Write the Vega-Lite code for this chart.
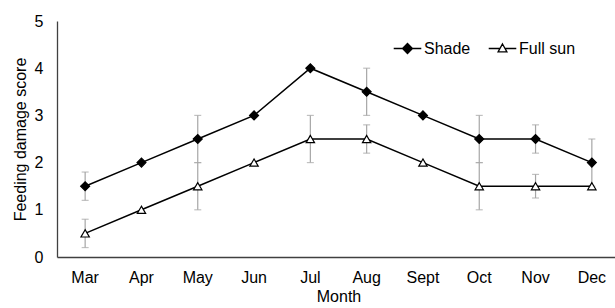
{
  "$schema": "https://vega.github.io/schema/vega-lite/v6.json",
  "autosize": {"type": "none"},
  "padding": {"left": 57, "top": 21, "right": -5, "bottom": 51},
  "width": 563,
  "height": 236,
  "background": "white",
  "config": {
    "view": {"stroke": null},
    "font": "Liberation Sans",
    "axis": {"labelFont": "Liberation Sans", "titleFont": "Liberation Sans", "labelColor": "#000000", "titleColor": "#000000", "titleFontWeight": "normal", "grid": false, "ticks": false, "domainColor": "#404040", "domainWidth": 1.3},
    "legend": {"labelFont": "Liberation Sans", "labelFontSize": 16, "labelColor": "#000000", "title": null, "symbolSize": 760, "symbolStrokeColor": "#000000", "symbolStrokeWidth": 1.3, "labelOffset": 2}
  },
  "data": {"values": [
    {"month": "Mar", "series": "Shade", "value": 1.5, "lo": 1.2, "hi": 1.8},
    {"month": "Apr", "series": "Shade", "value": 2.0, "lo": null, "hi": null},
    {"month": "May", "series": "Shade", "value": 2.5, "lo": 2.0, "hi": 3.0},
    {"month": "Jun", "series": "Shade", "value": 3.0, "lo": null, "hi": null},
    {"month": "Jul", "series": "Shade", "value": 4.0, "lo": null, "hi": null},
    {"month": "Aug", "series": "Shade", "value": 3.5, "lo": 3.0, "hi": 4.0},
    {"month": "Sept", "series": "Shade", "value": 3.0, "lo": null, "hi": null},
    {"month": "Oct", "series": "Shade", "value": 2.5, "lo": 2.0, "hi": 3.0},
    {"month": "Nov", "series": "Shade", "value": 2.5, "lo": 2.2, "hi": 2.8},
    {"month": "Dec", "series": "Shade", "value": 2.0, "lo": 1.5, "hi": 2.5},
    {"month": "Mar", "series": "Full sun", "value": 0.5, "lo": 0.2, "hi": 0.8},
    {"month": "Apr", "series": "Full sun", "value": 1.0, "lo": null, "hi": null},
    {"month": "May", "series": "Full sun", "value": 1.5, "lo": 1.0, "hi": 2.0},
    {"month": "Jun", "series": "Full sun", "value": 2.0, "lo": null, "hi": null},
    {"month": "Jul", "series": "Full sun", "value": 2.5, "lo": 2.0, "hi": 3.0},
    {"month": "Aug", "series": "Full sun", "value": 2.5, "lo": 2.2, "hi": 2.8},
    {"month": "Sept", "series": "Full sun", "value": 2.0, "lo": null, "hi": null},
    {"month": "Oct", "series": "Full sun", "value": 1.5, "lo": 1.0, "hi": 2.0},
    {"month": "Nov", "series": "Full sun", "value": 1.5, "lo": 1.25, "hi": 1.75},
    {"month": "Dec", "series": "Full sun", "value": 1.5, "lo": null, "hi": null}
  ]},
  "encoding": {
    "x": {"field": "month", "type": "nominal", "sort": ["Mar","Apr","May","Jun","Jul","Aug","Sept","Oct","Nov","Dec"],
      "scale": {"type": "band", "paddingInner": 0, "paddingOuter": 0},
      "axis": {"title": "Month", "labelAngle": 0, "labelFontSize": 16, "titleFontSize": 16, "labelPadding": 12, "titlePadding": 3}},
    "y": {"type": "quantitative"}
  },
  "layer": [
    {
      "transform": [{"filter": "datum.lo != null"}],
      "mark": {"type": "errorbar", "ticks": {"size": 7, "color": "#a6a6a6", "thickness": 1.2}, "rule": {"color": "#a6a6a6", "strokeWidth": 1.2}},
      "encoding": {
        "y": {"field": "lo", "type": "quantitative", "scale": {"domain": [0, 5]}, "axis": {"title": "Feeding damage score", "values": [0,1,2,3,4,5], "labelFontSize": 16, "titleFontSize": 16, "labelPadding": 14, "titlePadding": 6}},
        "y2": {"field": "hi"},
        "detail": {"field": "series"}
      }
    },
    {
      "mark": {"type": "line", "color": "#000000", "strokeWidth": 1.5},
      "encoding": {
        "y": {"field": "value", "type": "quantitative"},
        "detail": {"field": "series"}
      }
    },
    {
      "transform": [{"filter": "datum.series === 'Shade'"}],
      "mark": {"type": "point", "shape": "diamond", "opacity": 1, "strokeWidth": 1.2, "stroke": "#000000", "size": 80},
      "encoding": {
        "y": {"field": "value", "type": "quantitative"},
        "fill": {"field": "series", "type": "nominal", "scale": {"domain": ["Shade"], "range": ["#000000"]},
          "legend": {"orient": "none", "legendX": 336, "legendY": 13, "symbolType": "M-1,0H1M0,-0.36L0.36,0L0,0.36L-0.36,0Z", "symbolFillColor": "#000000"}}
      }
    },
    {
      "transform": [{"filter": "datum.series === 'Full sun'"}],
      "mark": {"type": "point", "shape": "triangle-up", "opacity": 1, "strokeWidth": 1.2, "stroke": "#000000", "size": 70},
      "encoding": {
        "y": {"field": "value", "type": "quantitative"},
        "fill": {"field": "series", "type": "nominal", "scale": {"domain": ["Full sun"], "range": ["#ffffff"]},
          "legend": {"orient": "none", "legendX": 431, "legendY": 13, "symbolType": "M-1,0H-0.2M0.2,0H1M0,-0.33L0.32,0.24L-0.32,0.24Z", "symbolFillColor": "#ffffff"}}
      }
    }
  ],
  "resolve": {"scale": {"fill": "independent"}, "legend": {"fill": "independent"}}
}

## Work to do
Reproduce every line exactly and omit all pictures.

## Output
Write the Vega-Lite code for this chart.
{
  "$schema": "https://vega.github.io/schema/vega-lite/v6.json",
  "autosize": {"type": "none"},
  "padding": {"left": 57, "top": 21, "right": -5, "bottom": 51},
  "width": 563,
  "height": 236,
  "background": "white",
  "config": {
    "view": {"stroke": null},
    "font": "Liberation Sans",
    "axis": {"labelFont": "Liberation Sans", "titleFont": "Liberation Sans", "labelColor": "#000000", "titleColor": "#000000", "titleFontWeight": "normal", "grid": false, "ticks": false, "domainColor": "#404040", "domainWidth": 1.3},
    "legend": {"labelFont": "Liberation Sans", "labelFontSize": 16, "labelColor": "#000000", "title": null, "symbolSize": 760, "symbolStrokeColor": "#000000", "symbolStrokeWidth": 1.3, "labelOffset": 2}
  },
  "data": {"values": [
    {"month": "Mar", "series": "Shade", "value": 1.5, "lo": 1.2, "hi": 1.8},
    {"month": "Apr", "series": "Shade", "value": 2.0, "lo": null, "hi": null},
    {"month": "May", "series": "Shade", "value": 2.5, "lo": 2.0, "hi": 3.0},
    {"month": "Jun", "series": "Shade", "value": 3.0, "lo": null, "hi": null},
    {"month": "Jul", "series": "Shade", "value": 4.0, "lo": null, "hi": null},
    {"month": "Aug", "series": "Shade", "value": 3.5, "lo": 3.0, "hi": 4.0},
    {"month": "Sept", "series": "Shade", "value": 3.0, "lo": null, "hi": null},
    {"month": "Oct", "series": "Shade", "value": 2.5, "lo": 2.0, "hi": 3.0},
    {"month": "Nov", "series": "Shade", "value": 2.5, "lo": 2.2, "hi": 2.8},
    {"month": "Dec", "series": "Shade", "value": 2.0, "lo": 1.5, "hi": 2.5},
    {"month": "Mar", "series": "Full sun", "value": 0.5, "lo": 0.2, "hi": 0.8},
    {"month": "Apr", "series": "Full sun", "value": 1.0, "lo": null, "hi": null},
    {"month": "May", "series": "Full sun", "value": 1.5, "lo": 1.0, "hi": 2.0},
    {"month": "Jun", "series": "Full sun", "value": 2.0, "lo": null, "hi": null},
    {"month": "Jul", "series": "Full sun", "value": 2.5, "lo": 2.0, "hi": 3.0},
    {"month": "Aug", "series": "Full sun", "value": 2.5, "lo": 2.2, "hi": 2.8},
    {"month": "Sept", "series": "Full sun", "value": 2.0, "lo": null, "hi": null},
    {"month": "Oct", "series": "Full sun", "value": 1.5, "lo": 1.0, "hi": 2.0},
    {"month": "Nov", "series": "Full sun", "value": 1.5, "lo": 1.25, "hi": 1.75},
    {"month": "Dec", "series": "Full sun", "value": 1.5, "lo": null, "hi": null}
  ]},
  "encoding": {
    "x": {"field": "month", "type": "nominal", "sort": ["Mar","Apr","May","Jun","Jul","Aug","Sept","Oct","Nov","Dec"],
      "scale": {"type": "band", "paddingInner": 0, "paddingOuter": 0},
      "axis": {"title": "Month", "labelAngle": 0, "labelFontSize": 16, "titleFontSize": 16, "labelPadding": 12, "titlePadding": 3}},
    "y": {"type": "quantitative"}
  },
  "layer": [
    {
      "transform": [{"filter": "datum.lo != null"}],
      "mark": {"type": "errorbar", "ticks": {"size": 7, "color": "#a6a6a6", "thickness": 1.2}, "rule": {"color": "#a6a6a6", "strokeWidth": 1.2}},
      "encoding": {
        "y": {"field": "lo", "type": "quantitative", "scale": {"domain": [0, 5]}, "axis": {"title": "Feeding damage score", "values": [0,1,2,3,4,5], "labelFontSize": 16, "titleFontSize": 16, "labelPadding": 14, "titlePadding": 6}},
        "y2": {"field": "hi"},
        "detail": {"field": "series"}
      }
    },
    {
      "mark": {"type": "line", "color": "#000000", "strokeWidth": 1.5},
      "encoding": {
        "y": {"field": "value", "type": "quantitative"},
        "detail": {"field": "series"}
      }
    },
    {
      "transform": [{"filter": "datum.series === 'Shade'"}],
      "mark": {"type": "point", "shape": "diamond", "opacity": 1, "strokeWidth": 1.2, "stroke": "#000000", "size": 80},
      "encoding": {
        "y": {"field": "value", "type": "quantitative"},
        "fill": {"field": "series", "type": "nominal", "scale": {"domain": ["Shade"], "range": ["#000000"]},
          "legend": {"orient": "none", "legendX": 336, "legendY": 13, "symbolType": "M-1,0H1M0,-0.36L0.36,0L0,0.36L-0.36,0Z", "symbolFillColor": "#000000"}}
      }
    },
    {
      "transform": [{"filter": "datum.series === 'Full sun'"}],
      "mark": {"type": "point", "shape": "triangle-up", "opacity": 1, "strokeWidth": 1.2, "stroke": "#000000", "size": 70},
      "encoding": {
        "y": {"field": "value", "type": "quantitative"},
        "fill": {"field": "series", "type": "nominal", "scale": {"domain": ["Full sun"], "range": ["#ffffff"]},
          "legend": {"orient": "none", "legendX": 431, "legendY": 13, "symbolType": "M-1,0H-0.2M0.2,0H1M0,-0.33L0.32,0.24L-0.32,0.24Z", "symbolFillColor": "#ffffff"}}
      }
    }
  ],
  "resolve": {"scale": {"fill": "independent"}, "legend": {"fill": "independent"}}
}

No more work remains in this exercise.